I'm joking when I say I'm the grand-pop of those claiming to be an avatar-messiah or god. But if they're serious, then, I am who I am.
So, am I too, like all other humans, just a rogue? Sure! Just a notch less than those rascals wearing godly robes.
Just like you silly bums, I have a personal sky god. I bow to him, as you do to your airy-fairy sod. He prefers I call him Mr. NOT.
My imaginary pal up there, Mr. NOT, tells me it's my dog-damn ism to kick your illusory he-man's ass. Now, what do you say to that?
On a supra human level, yeah, I got That Which Is. Yet on a simple human level, rare are times when either my left or my right foot is not in some kind of shit.
You still are? There go my plans! And the suit I had bought to attend your funeral. Well, well. Anyway, do call me up when you an't.
All humans are rogues. Cured only by death.
I wish you well - if you will die. May you rest in peace.
Don't worry. Life goes on. With or without you. So, live it, while it's given you.
People will laugh at anything, except their own moronic self.

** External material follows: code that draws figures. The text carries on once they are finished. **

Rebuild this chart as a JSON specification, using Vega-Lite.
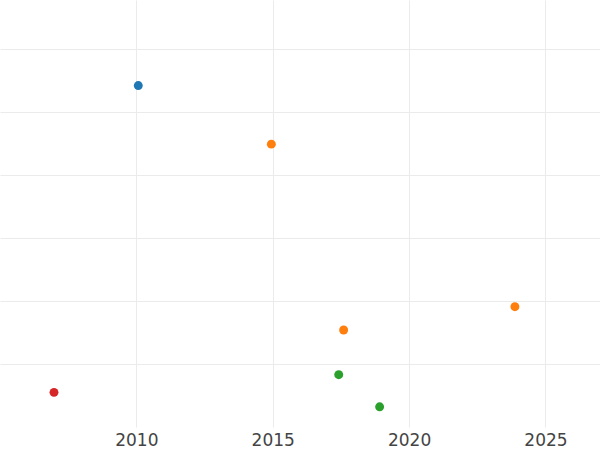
{
  "$schema": "https://vega.github.io/schema/vega-lite/v6.json",
  "width": 600,
  "height": 427,
  "autosize": {"type": "none"},
  "padding": {"left": 0, "top": 0, "right": 0, "bottom": 23},
  "background": "white",
  "config": {"view": {"stroke": null}},
  "data": {
    "values": [
      {"year": 2010.07, "value": 5.42, "group": "A"},
      {"year": 2014.95, "value": 4.49, "group": "B"},
      {"year": 2017.6, "value": 1.54, "group": "B"},
      {"year": 2023.88, "value": 1.91, "group": "B"},
      {"year": 2017.42, "value": 0.83, "group": "C"},
      {"year": 2018.92, "value": 0.32, "group": "C"},
      {"year": 2006.98, "value": 0.55, "group": "D"}
    ]
  },
  "mark": {"type": "point", "filled": true, "size": 80, "opacity": 1},
  "encoding": {
    "x": {
      "field": "year",
      "type": "quantitative",
      "scale": {"domain": [2005, 2027], "nice": false, "zero": false},
      "axis": {
        "title": null,
        "values": [2010, 2015, 2020, 2025],
        "format": "d",
        "domain": false,
        "ticks": false,
        "grid": true,
        "gridColor": "#ebebeb",
        "labelFont": "DejaVu Sans",
        "labelFontSize": 17,
        "labelColor": "#444444",
        "labelPadding": 5
      }
    },
    "y": {
      "field": "value",
      "type": "quantitative",
      "scale": {"domain": [0, 6.778], "nice": false, "zero": false},
      "axis": {
        "title": null,
        "values": [1, 2, 3, 4, 5, 6],
        "labels": false,
        "domain": false,
        "ticks": false,
        "grid": true,
        "gridColor": "#ebebeb"
      }
    },
    "color": {
      "field": "group",
      "type": "nominal",
      "scale": {"domain": ["A", "B", "C", "D"], "range": ["#1f77b4", "#ff7f0e", "#2ca02c", "#d62728"]},
      "legend": null
    }
  }
}
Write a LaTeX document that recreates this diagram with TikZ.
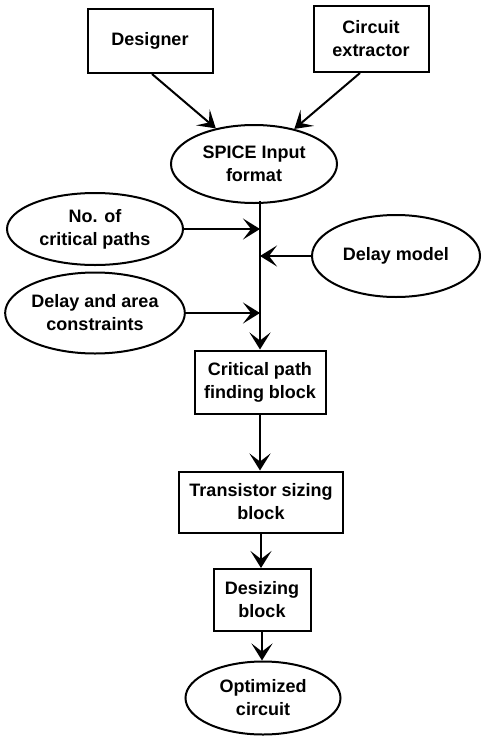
\documentclass[tikz,border=0pt]{standalone}
\usepackage{fontspec}
\setmainfont{Liberation Sans}
\usetikzlibrary{shapes.geometric,arrows.meta}
\begin{document}
\begin{tikzpicture}[x=1pt,y=-1pt,
  every node/.style={font=\fontsize{18}{23}\selectfont\bfseries, align=center, inner sep=0pt},
  blk/.style={draw, rectangle, line width=2pt},
  ell/.style={draw, ellipse, line width=2pt},
  arr/.style={line width=2pt, -{Stealth[length=17pt,width=21pt,inset=8pt]}},
  ln/.style={line width=2pt}]
\useasboundingbox (0,0) rectangle (483,737);
\node[blk, minimum width=125pt, minimum height=64pt] (designer) at (150,41) {Designer};
\node[blk, minimum width=115pt, minimum height=66pt] (circuit) at (371,39) {Circuit\\extractor};
\node[ell, minimum width=166pt, minimum height=78pt] (spice) at (254,164) {SPICE Input\\format};
\node[ell, minimum width=176pt, minimum height=72pt] (ncp) at (95,229) {No. of\\critical paths};
\node[ell, minimum width=168pt, minimum height=82pt] (dm) at (396,256) {Delay model};
\node[ell, minimum width=176pt, minimum height=81pt] (dac) at (95,313) {Delay and area\\constraints};
\node[blk, minimum width=131pt, minimum height=63pt] (cp) at (260,382) {Critical path\\finding block};
\node[blk, minimum width=164pt, minimum height=61pt] (ts) at (261,502) {Transistor sizing\\block};
\node[blk, minimum width=97pt, minimum height=62pt] (ds) at (262,600) {Desizing\\block};
\node[ell, minimum width=155pt, minimum height=73pt] (oc) at (263,698) {Optimized\\circuit};
\coordinate (top) at (260,201);
\coordinate (j1) at (260,229);
\coordinate (j2) at (260,256);
\coordinate (j3) at (260,313);
\draw[arr] ([xshift=2pt]designer.south) -- (spice.137);
\draw[arr] ([xshift=-11pt]circuit.south) -- (spice.41);
\draw[ln] (top) -- (j3);
\draw[arr] (j3) -- (cp.north);
\draw[arr] (ncp.east) -- (j1);
\draw[arr] (dm.west) -- (j2);
\draw[arr] (dac.east) -- (j3);
\draw[arr] (cp.south) -- (cp.south |- ts.north);
\draw[arr] (ts.south) -- (ts.south |- ds.north);
\draw[arr] (ds.south) -- (ds.south |- oc.north);
\end{tikzpicture}
\end{document}
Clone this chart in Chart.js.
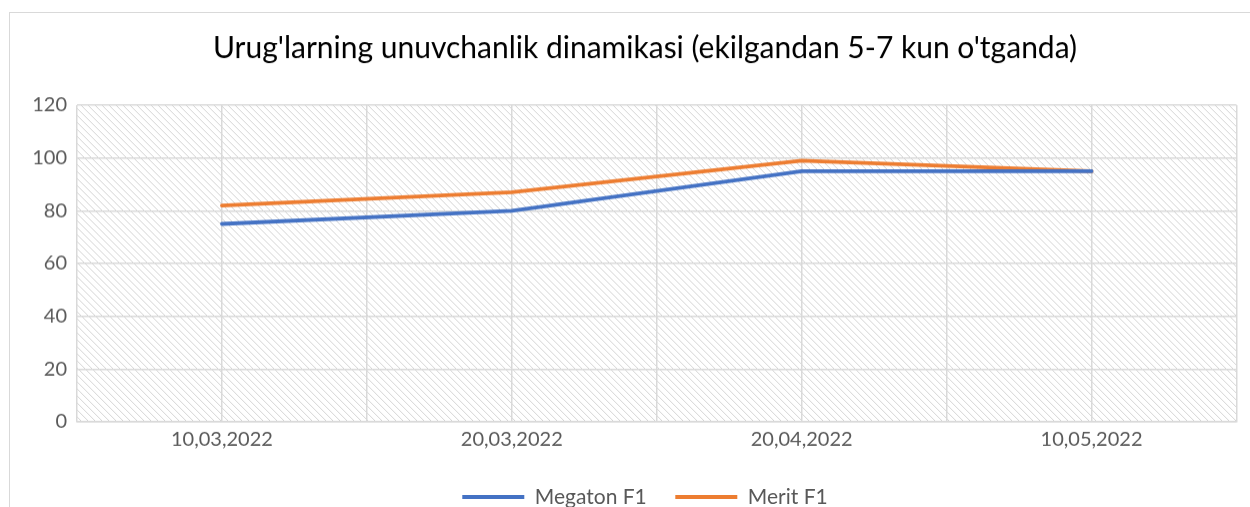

There is no human-like god. If there were, he'd be as silly as you.
I love religious nuts. They make me remember I have them too. So, being a health nut, I scratch them religiously. Just as I do my butt.
Most people are scumbags. Accept it. Let go. Chill out, douchebags.
So, your god is the only god? Okay, but then, so is my dog.
If I were married, I would be unmarried.
Do not believe in a god who is as silly, and meaner than you. For, that would surely be your higher-self, and your stupid alter-ego.
Frankly, the only good people who I know are dogs.
An atheist is a person who has nobody to blame when he screws up.
If a religious book makes you harbor ill thoughts about those with differing faith, then, you're reading the wrong crap of late.
Please believe me. I've nothing against you personally. It's just that I laugh at all jokes.